What it shows is the incremental build-up over the last few years of superfluous quote traffic over the course of the day. That is to say, quotes which are entered into markets systems but are never actually transacted. Spam.
The more red, the more recent the data.
As Hunsader notes:
The chart shows how many quotes it takes to get $10,000 worth of stock traded in the U.S. for any point in time during the trading day over the last 4.5 years. Higher numbers indicate a less efficient market: it takes more information to transact the same dollar volume of trading. Quote traffic, like spam, is virtually free for the sender, but not free to the recipient. The cost of storing, transmitting and analyzing data, increases much faster than the rate of growth: that is, doubling the amount of data will result in much more than a doubling of the cost. For example, a gigabit network card costs $100, while a 10 gigabit network card costs over $2,000. A gigabit switch, $200; a 10 gigabit switch, $10,000. This October, anyone processing CQS (stock quotes) will have to upgrade all their equipment from gigabit to 10 gigabit. Which would be fine if this was due to an increase in meaningful data.This needless to say produces a huge information burden, not only on anyone trying to trade the market, but also any regulatory systems trying to monitor and analyse what’s going on.

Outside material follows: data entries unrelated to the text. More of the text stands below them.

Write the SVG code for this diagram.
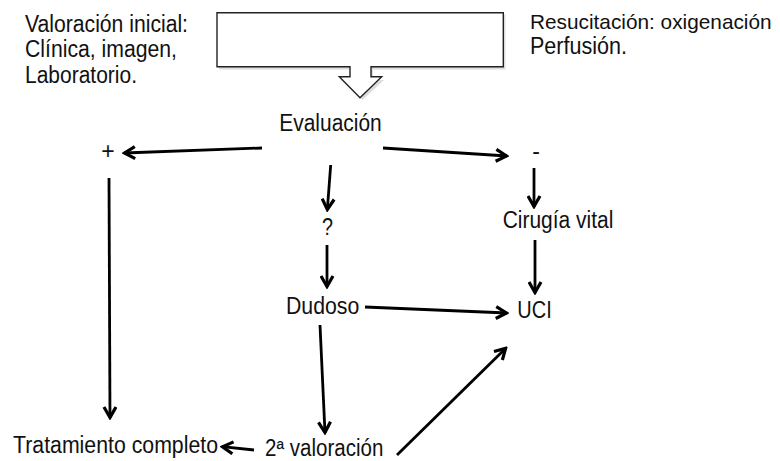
<svg xmlns="http://www.w3.org/2000/svg" width="780" height="461" viewBox="0 0 780 461">
<defs>
<style>
text{font-family:"Liberation Sans",Arial,sans-serif;font-size:23px;fill:#111;}
.c{stroke:#000;stroke-width:2.8;fill:none;marker-end:url(#ah);}
.box{fill:#fff;stroke:#222;stroke-width:1.4;}
</style>
<marker id="ah" viewBox="0 0 15 15" refX="13" refY="7.5" markerWidth="15" markerHeight="15" markerUnits="userSpaceOnUse" orient="auto">
<path d="M2,1.5 L12.5,7.5 L2,13.5" fill="none" stroke="#000" stroke-width="3.2"/>
</marker>
</defs>
<rect width="780" height="461" fill="#fff"/>
<g id="callout">
<path d="M219,14.5 H505.5 V69.5 H373 V80 H384 L362.5,100 L341,80 H352 V69.5 H219 Z" fill="#bbb" opacity="0.5"/>
<path class="box" d="M217,12.7 H503.3 V66.7 H371 V76.7 H381.7 L360,97.7 L339.3,76.7 H350 V66.7 H217 Z"/>
</g>
<g id="note-left">
<text x="25" y="31.5" textLength="163" lengthAdjust="spacingAndGlyphs">Valoración inicial:</text>
<text x="25" y="57" textLength="152" lengthAdjust="spacingAndGlyphs">Clínica, imagen,</text>
<text x="25" y="82.5" textLength="112" lengthAdjust="spacingAndGlyphs">Laboratorio.</text>
</g>
<g id="note-right">
<text x="530" y="29" style="font-size:20.8px">Resucitación: oxigenación</text>
<text x="530" y="54" textLength="97" lengthAdjust="spacingAndGlyphs">Perfusión.</text>
</g>
<g id="evaluacion"><text x="279.3" y="130.7" textLength="102.4" lengthAdjust="spacingAndGlyphs">Evaluación</text></g>
<g id="positivo"><text x="108" y="159" text-anchor="middle">+</text></g>
<g id="negativo"><text x="536" y="159" text-anchor="middle">-</text></g>
<g id="interrogante"><text x="322" y="235" textLength="11" lengthAdjust="spacingAndGlyphs">?</text></g>
<g id="cirugia"><text x="502.7" y="228.3" textLength="110.6" lengthAdjust="spacingAndGlyphs">Cirugía vital</text></g>
<g id="dudoso"><text x="286" y="313.5" textLength="73.3" lengthAdjust="spacingAndGlyphs">Dudoso</text></g>
<g id="uci"><text x="517.3" y="318" textLength="34.4" lengthAdjust="spacingAndGlyphs">UCI</text></g>
<g id="tratamiento"><text x="13" y="453" textLength="205" lengthAdjust="spacingAndGlyphs">Tratamiento completo</text></g>
<g id="valoracion2"><text x="265" y="456" textLength="118.3" lengthAdjust="spacingAndGlyphs">2ª valoración</text></g>
<g id="connectors">
<line class="c" x1="262" y1="148" x2="124" y2="153"/>
<line class="c" x1="383" y1="148" x2="507" y2="156"/>
<line class="c" x1="330.7" y1="165" x2="327.3" y2="210"/>
<line class="c" x1="534" y1="168" x2="534" y2="207"/>
<line class="c" x1="327" y1="245" x2="327" y2="287"/>
<line class="c" x1="535" y1="240" x2="535" y2="293"/>
<line class="c" x1="365" y1="307" x2="507" y2="313"/>
<line class="c" x1="109" y1="178" x2="110" y2="418"/>
<line class="c" x1="320" y1="325" x2="325" y2="433"/>
<line class="c" x1="254" y1="450" x2="222" y2="446.7"/>
<line class="c" x1="397" y1="455" x2="506" y2="348"/>
</g>
</svg>
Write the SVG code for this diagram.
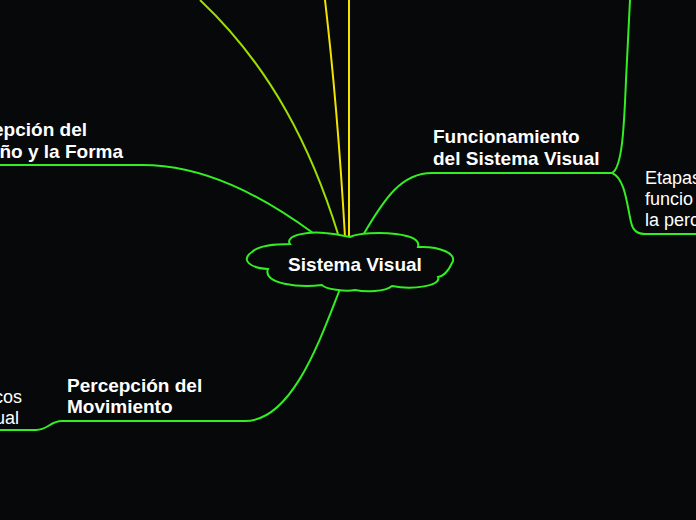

We think that a 10-fold increase in costs without any benefits would be considered “detrimental” by most business people.
This explosion of quote traffic relative to its economic value is accelerating. Data for September 14, 2011 is the thicker red line that snakes near the high. There is simply no justification for the type of quote data that underlies this growth. Only the computers spamming these bogus quotes benefit when they successfully trick other computers or humans into revealing information, or executing trades. This is not progress. Progress is almost always accompanied by an increase in efficiencies. This is completely backwards.
Back of an envelope guesstimates from our resident exchange sleuths regarding the data produced by US markets alone run into several hundred terabytes a year. That said, the higher the volatility the higher the data burden. In peak August volatility US markets supposedly generated as much as 1 terabyte of data per day, while previous peaks had been around 600 gigabytes. Add data from Europe and Asia and we could be hitting a figure of several petabytes a year.
It’s worth noting scientists at CERN in Switzerland faced a similar problem when building the Large Haron Collider. Though in their case they were faced with having to analyse roughly 15 petabytes (15m gigabytes) worth of data annually.
That’s the equivalent 1.7m dual-layer DVDs a year, they say.
Being scientists, they opted to get creative. A brand new computer network called “the grid” was the result, designed specifically to cope with information overload. Though to this day, even Cern doesn’t have the capacity to store all the data it produces and regularly chucks as much as it receives back into the abyss forever.
From a regulatory point of view, of course, chucking data away is not really the ideal solution for market data.
Meanwhile, it’s worth wondering how close we are to peak capacity right now.